Francesca Bortoletti: Early modern theater and medicine, medical humanities

Anna Graber: History of earth science and natural history; Enlightenment science; history of mining and metallurgy; science and empire; modern and early modern Russia

Jennifer Gunn: 19th and 20th century US History of Medicine and Public Health, Rural History or Rural Studies, History of Social Sciences

Michel Janssen: History of modern physics

Susan Jones: History of biomedical sciences, history of life sciences, historical ecology of disease, role of science in mediating human-animal interactions over time

Sally Gregory Kohlstedt: Natural sciences in the United States; institutional and cultural contexts (museums) for science practice; women and gender in science

Jole Shackelford: Early Modern European Science and Medicine, History of Paracelsianism, History of Biological Rhythm Studies

Honghong Tinn: History of information technology in Taiwan

Research Facilities

books open on table in library reading room
front entrance of Elmer L Andersen Library

The University of Minnesota is a major research university with a strong commitment to excellence. The University library system is one of the nation's major depositories, containing 8.2 million volumes, 114,000 serial subscriptions, and a number of special collections. The system offers extensive resources for research in history of science, technology, and medicine. The University also houses important manuscripts and papers in the Social Welfare History Archives, the Immigration History Research Center, and the Charles Babbage Institute for Computing, Information and Culture. The University of Minnesota is one of a small number of Libraries of Deposit in the world -- and the only one in the Midwest -- for the Archive for the History of Quantum Physics. The Wangensteen Historical Library of Biology and Medicine contains 80,000 rare volumes and periodicals from 1420 to 1925 of significance to the history of medicine, science, and technology.  Other special collections used by students include the Social Welfare History Archives, the Immigration History Research Center, the Northwest Architectural Archives, and the James Ford Bell Collection of rare books on European commerce, technology, and expansion.

Because the University is located in a metropolitan area with nearly three million people, researchers have access to two large municipal libraries, the large archival and photograph collections of the Minnesota Historical Society and the James J. Hill Reference Library, which has a special interest in the history of technology, economics, and business. The Bakken Museum, a private research center with excellent collections of historical electrical apparatus and an outstanding rare book and manuscript collection, maintains strong ties to our program. The collections and records of the Science Museum of Minnesota provide opportunities for museum experience and research on topics from anthropology to zoology.

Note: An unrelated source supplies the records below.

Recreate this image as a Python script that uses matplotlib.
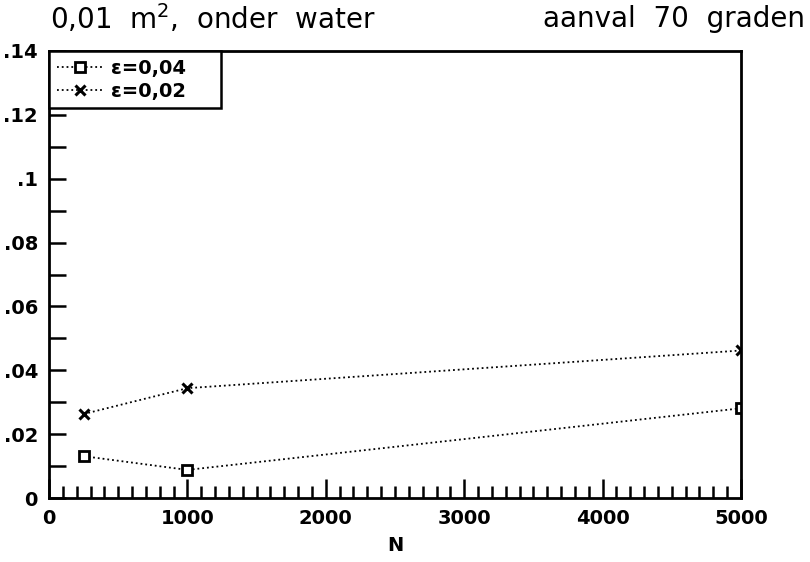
import numpy as np
import matplotlib
matplotlib.use("Agg")
import matplotlib.pyplot as plt
from matplotlib.ticker import MultipleLocator, FuncFormatter

# data
n_vals = [250, 1000, 5000]
eps_004 = [0.0131, 0.0088, 0.0281]
eps_002 = [0.0263, 0.0344, 0.0462]
labels = ["ε=0,04", "ε=0,02"]

tick_font = ["Liberation Sans Narrow", "DejaVu Sans Condensed", "DejaVu Sans"]


def yfmt(v, pos):
    if abs(v) < 1e-9:
        return "0"
    s = "{:.2f}".format(v).rstrip("0")
    return s[1:] if s.startswith("0") else s


fig = plt.figure(figsize=(8.1, 5.62), dpi=100)
ax = fig.add_axes([49 / 810, 1 - 498 / 562, (741 - 49) / 810, (498 - 51) / 562])

ax.plot(n_vals, eps_004, ":", color="black", lw=1.3, marker="s", ms=7,
        mfc="white", mec="black", mew=2, label=labels[0])
ax.plot(n_vals, eps_002, ":", color="black", lw=1.3, marker="x", ms=7,
        mec="black", mew=2.2, label=labels[1])

ax.set_xlim(0, 5000)
ax.set_ylim(0, 0.14)
ax.xaxis.set_major_locator(MultipleLocator(1000))
ax.xaxis.set_minor_locator(MultipleLocator(100))
ax.yaxis.set_major_locator(MultipleLocator(0.02))
ax.yaxis.set_minor_locator(MultipleLocator(0.01))
ax.yaxis.set_major_formatter(FuncFormatter(yfmt))
ax.tick_params(which="both", direction="in", width=1.8, top=False, right=False)
ax.tick_params(which="major", length=14, pad=8)
ax.tick_params(which="minor", length=9)
ax.tick_params(axis="y", which="both", length=12)
for sp in ax.spines.values():
    sp.set_linewidth(2)

for lab in ax.get_xticklabels() + ax.get_yticklabels():
    lab.set_family(tick_font)
    lab.set_fontweight("bold")
    lab.set_fontsize(14)

ax.set_xlabel("N", family=tick_font, fontsize=14, fontweight="bold", labelpad=6)

fig.text(50 / 810, 1 - 19 / 562, "0,01  m$^2$,  onder  water", fontsize=20,
         va="center", ha="left")
fig.text(805 / 810, 1 - 19 / 562, "aanval  70  graden", fontsize=20,
         va="center", ha="right")

leg = ax.legend(loc="upper left", bbox_to_anchor=(0, 1, 172 / 692, 0.0),
                mode="expand", borderaxespad=0, fancybox=False,
                framealpha=1, edgecolor="black", handlelength=2.4,
                handletextpad=0.4, borderpad=0.4, labelspacing=0.2,
                prop={"family": tick_font, "weight": "bold", "size": 14})
leg.get_frame().set_linewidth(1.8)

fig.savefig("out.png", dpi=100)
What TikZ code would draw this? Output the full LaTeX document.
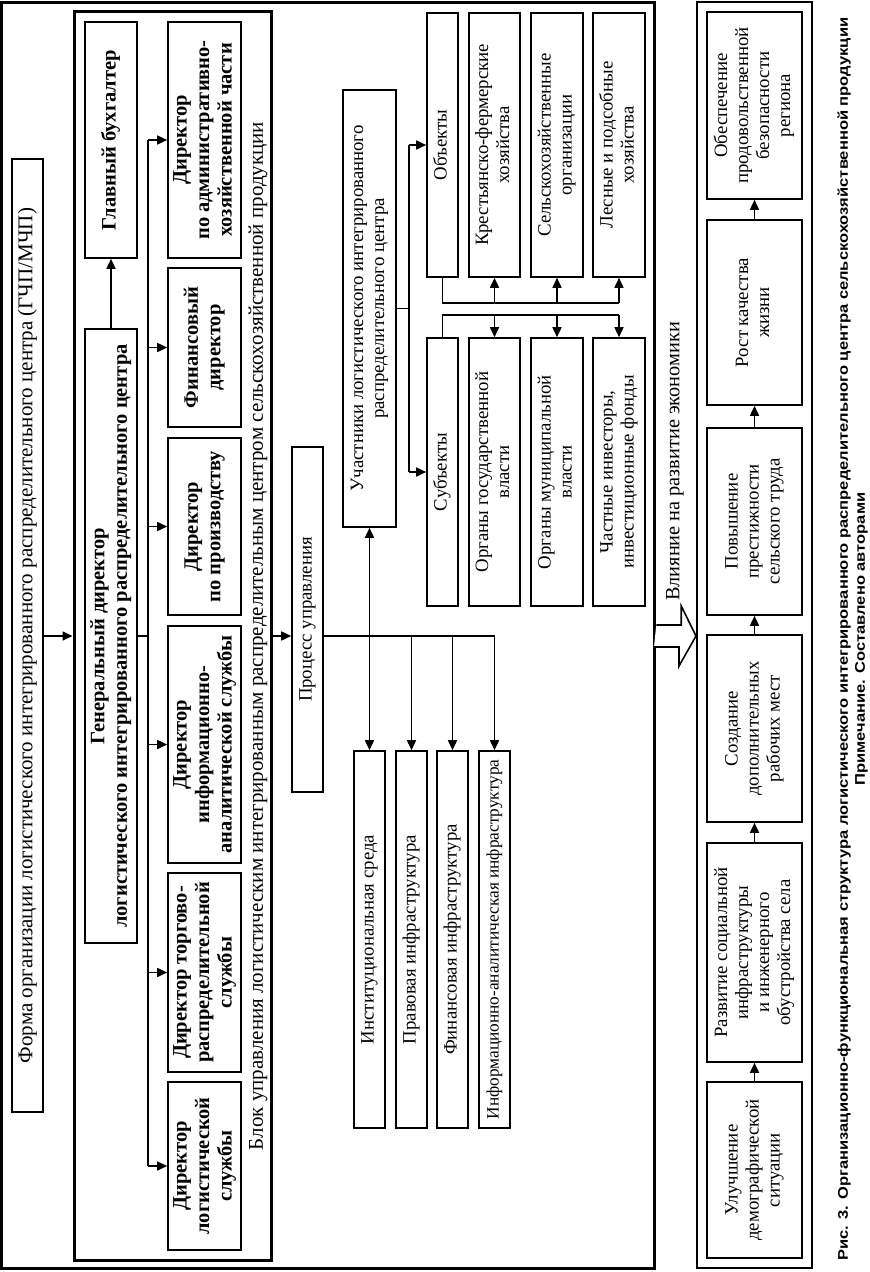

Among the research facilities associated with the program is the Charles Babbage Institute (CBI), whose director is research faculty in the program.  CBI conducts a research program that focuses on the development and infrastructure of information technology. To facilitate research in the field, CBI promotes the development of archival collections.  CBI now maintains the largest publicly accessible research collection of corporate, professional, and individual papers, product literature, oral histories, and audio-visual materials about the history of information technology.  CBI also sponsors the Tomash Fellowship in the History of Information Technology, the Norberg Travel Fund, and the Tomash Fellowship for a University of Minnesota graduate student studying the history of technology.